— Вышло так, — уклончиво ответил Заморенков. — Срочное дело привело меня сюда.
— А ты иначе и не заходишь, как по срочным.
— Помоги, Михаил Алексеевич. Этот твой помощник по снабжению — чтоб ему ни дна ни покрышки! — под продовольствие машины дает, а для тяжелораненых — нет. «Вывози, — говорит, — своими». А у меня только что автомашину с медикаментами разбило прямым попаданием. Начальника аптеки и шофера — в куски.
Канашов тут же позвонил своему помощнику по телефону:
— Вы что там бузите? Немедленно вывезти раненых и доложить мне. Ничего не хочу слышать. Вывезите раненых, а потом все остальное.
И, взглянув на Заморенкова, слегка улыбнулся.
— Присядь на минутку. У меня большая радость… Наташа окончила курсы и прибыла служить в медсанбат дивизии. Правда, мы еще с ней не виделись. Горячее время. Да ты чего не садишься? Присядь, присядь, Яков Федотович!
На полном лице Заморенкова появилась виноватая улыбка.
— Нельзя мне, Михаил Алексеевич. Осколки у меня там, сзади. Некогда мне с ними возиться. Сначала надо эвакуировать тяжелораненых.

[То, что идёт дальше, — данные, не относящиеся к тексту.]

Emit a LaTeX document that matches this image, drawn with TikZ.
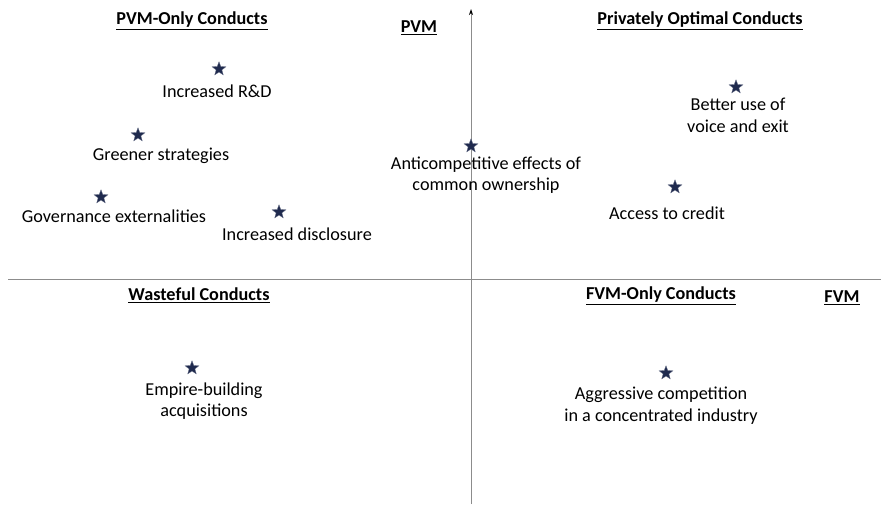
\documentclass[tikz,border=0pt]{standalone}
\usepackage{fontspec}
\setmainfont{Carlito}
\usetikzlibrary{shapes.geometric,arrows.meta}
\definecolor{navy}{HTML}{1F2A4E}
\definecolor{axisgray}{HTML}{8C8C8C}
\begin{document}
\begin{tikzpicture}[x=1pt,y=-1pt,
  lbl/.style={font=\fontsize{18.2}{21.5}\selectfont, align=center, inner sep=0pt, text=black},
  head/.style={font=\fontsize{18.2}{21}\selectfont\bfseries, inner sep=0pt},
  starm/.style={star, star points=5, star point ratio=2.4, minimum size=14.5pt, inner sep=0pt, fill=navy, draw=navy!70, line width=0.3pt},
  axis/.style={draw=axisgray, line width=0.9pt}]
\useasboundingbox (0,0) rectangle (881,504);
% axes
\coordinate (vb) at (471,504);
\coordinate (vt) at (471,9);
\coordinate (hl) at (8,279);
\coordinate (hr) at (881,279);
\draw[axis] (hl) -- (hr);
\draw[axis, -{Stealth[length=6pt,width=4pt,color=black]}] (vb) -- (vt);
% headings
\node[head] (h1) at (192,21) {\underline{PVM-Only Conducts}};
\node[head] (h2) at (419,28) {\underline{PVM}};
\node[head] (h3) at (700,21) {\underline{Privately Optimal Conducts}};
\node[head] (h4) at (199,295) {\underline{Wasteful Conducts}};
\node[head] (h5) at (661,296) {\underline{FVM-Only Conducts}};
\node[head] (h6) at (842,298) {\underline{FVM}};
% points
\node[starm] (s1) at (219,69) {};
\node[lbl] (t1) at (217,91) {Increased R\&D};
\node[starm] (s2) at (138,135) {};
\node[lbl] (t2) at (161,156) {Greener strategies};
\node[starm] (s3) at (101,197) {};
\node[lbl] (t3) at (114,216) {Governance externalities};
\node[starm] (s4) at (279,212) {};
\node[lbl] (t4) at (297,234) {Increased disclosure};
\node[starm] (s5) at (471,146) {};
\node[lbl] (t5) at (486,175) {Anticompetitive effects of\\common ownership};
\node[starm] (s6) at (736,87) {};
\node[lbl] (t6) at (738,115.5) {Better use of\\voice and exit};
\node[starm] (s7) at (675,187) {};
\node[lbl] (t7) at (667,213) {Access to credit};
\node[starm] (s8) at (192,368) {};
\node[lbl] (t8) at (204,401) {Empire-building\\acquisitions};
\node[starm] (s9) at (666,373) {};
\node[lbl] (t9) at (661,405.5) {Aggressive competition\\in a concentrated industry};
\end{tikzpicture}
\end{document}
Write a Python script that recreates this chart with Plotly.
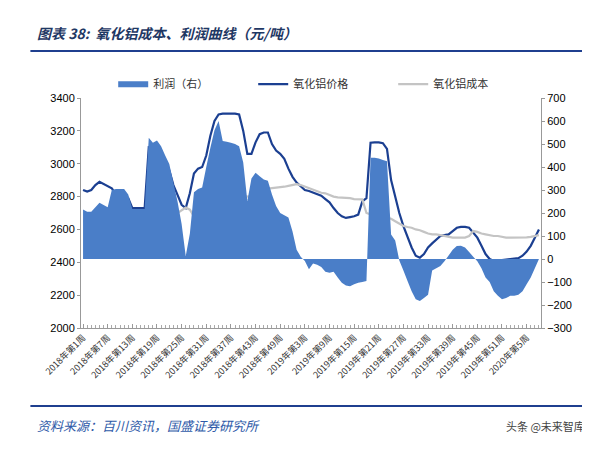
import plotly.graph_objects as go

weeks = [f"2018年第{i}周" for i in range(1, 53)] + [f"2019年第{i}周" for i in range(1, 53)] + [f"2020年第{i}周" for i in range(1, 9)]

price = [2840,2830,2840,2870,2890,2875,2860,2850,2815,2815,2815,2790,2730,2730,2730,2730,
         3100,3095,3090,3060,3020,2960,2870,2810,2750,2730,2820,2940,2970,2980,3050,3170,
         3260,3300,3305,3305,3305,3305,3300,3200,3060,3060,3130,3180,3190,3190,3120,3080,
         3060,3030,2970,2920,2885,2860,2840,2834,2825,2815,2805,2785,2765,2730,2700,2680,
         2670,2675,2680,2690,2770,2790,3128,3130,3130,3125,3090,2900,2800,2700,2620,2550,
         2490,2440,2428,2450,2490,2515,2540,2560,2565,2570,2590,2610,2615,2615,2610,2580,
         2550,2500,2450,2420,2408,2410,2412,2415,2420,2422,2425,2440,2465,2500,2550,2600]

cost = [2650,2645,2640,2638,2635,2635,2640,2620,2511,2510,2510,2512,2512,2515,2515,2570,
        2572,2560,2565,2575,2580,2600,2660,2700,2715,2733,2720,2680,2651,2660,2665,2670,
        2670,2682,2783,2785,2790,2800,2803,2805,2800,2805,2805,2844,2845,2848,2850,2855,
        2854,2860,2865,2870,2876,2870,2860,2850,2840,2830,2823,2820,2810,2800,2795,2793,
        2795,2790,2785,2785,2783,2700,2692,2690,2690,2680,2672,2665,2650,2635,2621,2615,
        2610,2600,2595,2585,2575,2570,2570,2565,2560,2555,2550,2550,2550,2550,2560,2590,
        2585,2575,2570,2565,2560,2560,2555,2550,2550,2550,2548,2550,2552,2555,2560,2565]

profit = [215,205,205,225,245,235,225,300,304,304,304,280,217,217,217,217,
          527,505,515,490,450,413,330,250,152,13,110,290,304,311,400,484,
          560,600,513,510,505,500,490,420,252,350,375,360,346,340,280,230,
          200,190,180,120,40,10,-9,-45,-20,-25,-35,-55,-60,-55,-80,-103,
          -115,-118,-110,-103,-100,-96,440,440,437,430,425,107,80,-6,-50,-96,
          -140,-175,-183,-170,-155,-50,-40,-30,-10,15,40,56,58,50,30,10,
          -10,-40,-80,-100,-140,-160,-175,-170,-160,-160,-155,-140,-110,-80,-40,0]

tick_idx = list(range(0, len(weeks), 6))
tick_text = [weeks[i] for i in tick_idx]
x = list(range(len(weeks)))

fig = go.Figure()
fig.add_trace(go.Scatter(x=x, y=profit, yaxis="y2", name="利润（右）", mode="none",
                         fill="tozeroy", fillcolor="#4A7EC8"))
fig.add_trace(go.Scatter(x=x, y=price, name="氧化铝价格", mode="lines",
                         line=dict(color="#1B3F91", width=2.2)))
fig.add_trace(go.Scatter(x=x, y=cost, name="氧化铝成本", mode="lines",
                         line=dict(color="#C4C4C4", width=2.2)))

axfont = dict(family="Liberation Sans, Arial", size=11, color="#000")
fig.update_layout(
    width=590, height=455, plot_bgcolor="white", paper_bgcolor="white",
    margin=dict(l=73, r=57, t=90, b=135),
    showlegend=True,
    legend=dict(orientation="h", x=0.07, y=1.06, xanchor="left", yanchor="middle",
                font=dict(family="Noto Sans CJK SC", size=11, color="#333"),
                entrywidth=95, entrywidthmode="pixels", traceorder="normal"),
    xaxis=dict(range=[-0.5, len(weeks) - 0.5], tickvals=tick_idx, ticktext=tick_text,
               tickangle=-45, showgrid=False, zeroline=False, showline=True,
               linecolor="#999", ticks="inside", ticklen=4, tickcolor="#999",
               minor=dict(dtick=1, ticks="inside", ticklen=3, tickcolor="#aaa"),
               tickfont=dict(family="Noto Sans CJK SC", size=9, color="#333")),
    yaxis=dict(range=[2000, 3400], dtick=200, showgrid=False, zeroline=False,
               showline=True, linecolor="#999", ticks="outside", ticklen=3,
               tickcolor="#999", tickfont=axfont),
    yaxis2=dict(range=[-300, 700], dtick=100, overlaying="y", side="right",
                showgrid=False, zeroline=False, showline=True, linecolor="#999",
                ticks="outside", ticklen=3, tickcolor="#999", tickfont=axfont),
)

fig.add_annotation(text="<i><b>图表 38:  氧化铝成本、利润曲线（元/吨）</b></i>", xref="paper", yref="paper",
                   x=-0.10, y=1.283, xanchor="left", yanchor="middle", showarrow=False,
                   font=dict(family="Noto Sans CJK SC", size=14, color="#1F3864"))
fig.add_shape(type="line", xref="paper", yref="paper", x0=-0.11, x1=1.12, y0=1.204, y1=1.204,
              line=dict(color="#1F3F8F", width=2))
fig.add_shape(type="line", xref="paper", yref="paper", x0=-0.11, x1=1.12, y0=-0.339, y1=-0.339,
              line=dict(color="#1F3F8F", width=2))
fig.add_annotation(text="<i>资料来源：百川资讯，国盛证券研究所</i>", xref="paper", yref="paper",
                   x=-0.10, y=-0.426, xanchor="left", yanchor="middle", showarrow=False,
                   font=dict(family="Noto Sans CJK SC", size=13, color="#2E5AA8"))
fig.add_annotation(text="头条 @未来智库", xref="paper", yref="paper",
                   x=1.10, y=-0.426, xanchor="right", yanchor="middle", showarrow=False,
                   font=dict(family="Noto Sans CJK SC", size=11, color="#444"))

fig.write_html("out.html")
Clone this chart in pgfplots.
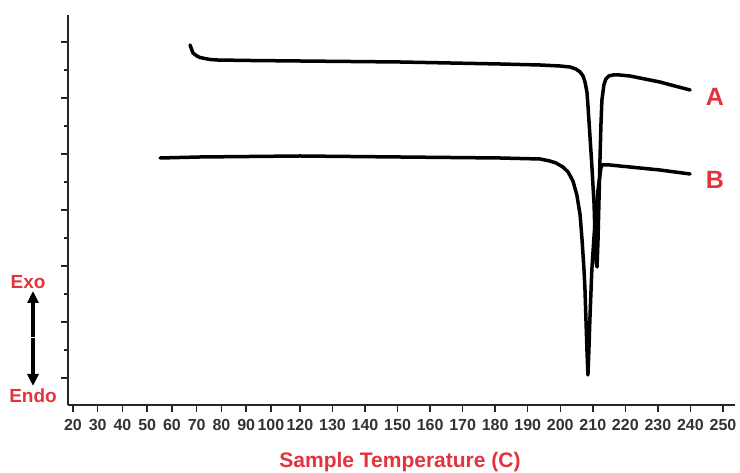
\documentclass[border=0pt]{standalone}
\usepackage{fontspec}
\setmainfont{Liberation Sans}
\usepackage{pgfplots}
\pgfplotsset{compat=1.18}
\usetikzlibrary{arrows.meta}
\definecolor{lblred}{RGB}{226,52,62}
\begin{document}
\begin{tikzpicture}[x=1pt,y=1pt]
\path[use as bounding box] (0,0) rectangle (740,473);
\begin{axis}[
  at={(68pt,68pt)}, anchor=south west,
  scale only axis, width=667pt, height=390pt,
  x coord trafo/.code={\pgfmathparse{(#1<100) ? (73+(#1-20)*2.475) : ((#1<120) ? (271+(#1-100)*1.45) : (300+(#1-120)*3.254))}},
  xmin=18, xmax=253.7, ymin=0, ymax=390,
  enlargelimits=false,
  axis lines=left,
  axis line style={-, line width=2.2pt, black!85},
  tick align=outside,
  xtick={20,30,40,50,60,70,80,90,100,120,130,140,150,160,170,180,190,200,210,220,230,240,250},
  xticklabels={20,30,40,50,60,70,80,90,100,120,130,140,150,160,170,180,190,200,210,220,230,240,250},
  minor x tick num=1,
  ytick={27,83,139,195,251,307,363},
  yticklabels={},
  minor y tick num=1,
  major tick length=7pt, minor tick length=4pt,
  every tick/.style={line width=1.5pt, black!85},
  /pgf/number format/assume math mode=true,
  x tick label style={font=\fontsize{16}{19}\selectfont\bfseries, text=black!80, inner xsep=0pt, yshift=-4pt},
  clip=false,
]
% Curve A
\addplot[line width=3.5pt, black, line join=round, line cap=round] coordinates {
(67.3,360) (68.5,352) (70.1,349) (71.3,347.5) (75.4,345.5) (78.2,345) (91.5,344.5)
(120,344) (150.7,343) (166.1,342) (181.5,341) (193.8,340) (199.9,339) (203.0,338)
(204.8,336) (206.1,333) (207.0,329) (207.6,323) (208.2,313) (208.5,300) (209.1,270)
(209.7,240) (210.4,200) (210.7,165) (211.0,143) (211.3,138)
(211.6,165) (211.9,205) (212.2,245) (212.5,280) (212.8,305) (213.4,320) (214.0,326)
(214.9,329) (216.2,330) (218.3,330) (221.4,329) (226.0,326) (230.6,323) (235.2,319) (239.9,315)
};
% Curve B
\addplot[line width=3.5pt, black, line join=round, line cap=round] coordinates {
(55.2,247) (71.3,248) (91.5,248.5) (120,249) (150.7,248) (166.1,247.5) (181.5,247)
(193.8,246) (196.8,244) (198.7,242) (200.8,238) (202.4,233) (203.9,224) (205.1,210)
(206.1,190) (206.7,165) (207.3,135) (207.6,115) (207.9,85) (208.2,55) (208.5,30)
(208.8,55) (209.1,85) (209.7,135) (210.4,170) (211.0,195) (211.6,215) (212.2,230)
(212.5,237) (212.8,240) (215.3,240) (218.3,239) (224.5,237) (230.6,235) (239.9,231)
};
\end{axis}
\node[text=lblred, font=\fontsize{25}{30}\selectfont\bfseries] at (715,376) {A};
\node[text=lblred, font=\fontsize{25}{30}\selectfont\bfseries] at (715,293) {B};
\node[text=lblred, font=\fontsize{19}{23}\selectfont\bfseries] at (28,191) {Exo};
\node[text=lblred, font=\fontsize{19}{23}\selectfont\bfseries] at (33,77) {Endo};
\node[text=lblred, font=\fontsize{21}{25}\selectfont\bfseries] at (400,11) {Sample Temperature (C)};
\draw[line width=4.5pt, black, -{Triangle[length=12pt,width=11pt]}] (33,136) -- (33,182);
\draw[line width=4.5pt, black, -{Triangle[length=12pt,width=11pt]}] (33,134.5) -- (33,87);
\end{tikzpicture}
\end{document}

— Не будешь в другой раз спину врагу показывать. Мне рассказывали злые языки, как ты бежал без оглядки от минометного обстрела. Уж лучше юркнул бы в яму и лежал. От осколков и от пуль не убежишь.
— Не потому бежал — за медикаменты боялся. Машину шофер, балда, бросил на дороге, а ведь рядом глиняный карьер был. Не догадался ее туда спрятать. Тут и начали за мной охотиться немецкие минометчики. Пришлось тикать от них.
— Но ты благодари судьбу: легко отделался. Канашов тут же позвонил в санроту и приказал старшему военфельдшеру:
— Как только врач Заморенков эвакуирует тяжелораненых, оказать ему медицинскую помощь и доложить мне.
— Так как же дело с наградой Миронова? — снова спросил Канашов.
Чепрак опять порылся, в планшете и положил перед Канашовым наградной лист. Поперек листа была наложена резолюция красным карандашом: «Представить подтвердительный материал. Отказать». И внизу заковыристая неразборчивая подпись.
Канашов рассердился.
«Конечно, сидит там, за сто километров от фронта, какая-то чернильная душа и требует, а что — и сама не знает, А я-то, грешный, — схватился за голову Канашов, — думал, ну хоть на войне бюрократов не будет».
Вошел подполковник Муцынов. Чепрак, забрав бумаги, оставил их вдвоем.
— Здравствуй, Канашов! А я к тебе за помощью. Выручи, голубчик: мои хозяйственники опять оставили полк без продовольствия.